Expectation for mobile music services remains strong, according to Informa Telecom.
Analysts there expect that global revenues for portable audio and video players in 2005 (not including mobile handsets) will climb to $6.8 billion this year - that's 71 per cent up on 2004's results.
Looking further forward, the analysts also predict that total portable-player revenues will increase to $16.1 billion in 2010.
Audio-only players will occupy over three quarters of total revenues and more than 90 per cent of total unit sales.
Positive prognosis for music handsets
Informa forecasts that music-enabled handset sales will increase to 478 million in 2010 compared with 76 million in 2005.

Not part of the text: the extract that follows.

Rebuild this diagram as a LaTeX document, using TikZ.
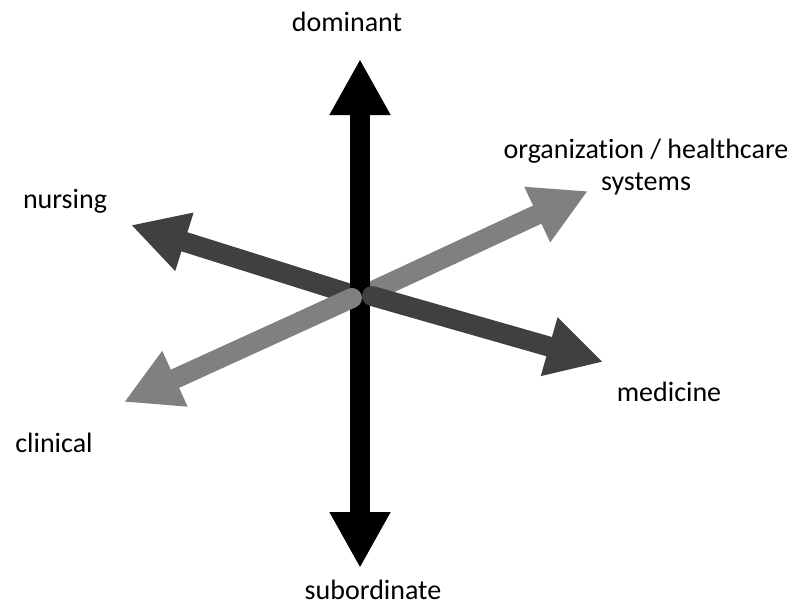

The firm's 'Portable Music and Video' report suggests that the inclusion of MP3 playback in mobile handsets will begin to impact on the sales of flash-memory devices towards the end of the forecast period.
Report author Simon Dyson said: "If a mobile handset can offer the same music playback functions as a smaller-memory flash player then some consumers will simply choose to use their phone as a portable player. It's unlikely that higher-capacity players will be affected."
However, the limited quantity if video content and higher product prices appears likely to "limit consumer penetration of video-enabled portable devices during this forecast period", they said.
Analyst denies profit promise
Meanwhile, a Reuters report predicts that far from becoming a cash cow for the mobile network operators, mobile music profits will be lean.
While some mobile operators hope to market their own music download services that rely on their own network, analysts aren't convinced such moves will generate major profits.
"There's very little room for profits from the full over-the-air download market," Yankee Group analyst Linda Barrabee told Reuters. She believes music industry firms will see most benefit from such services.
The analyst pointed at Apple's market-defining price per track, arguing that music buyers are unlikely to choose to pay much higher prices simply to be able to download them straight to their mobile.
Mobile music subscription packages may work, she speculated, but in order to draw profits from such services providers will have to add value to their music products, the report said.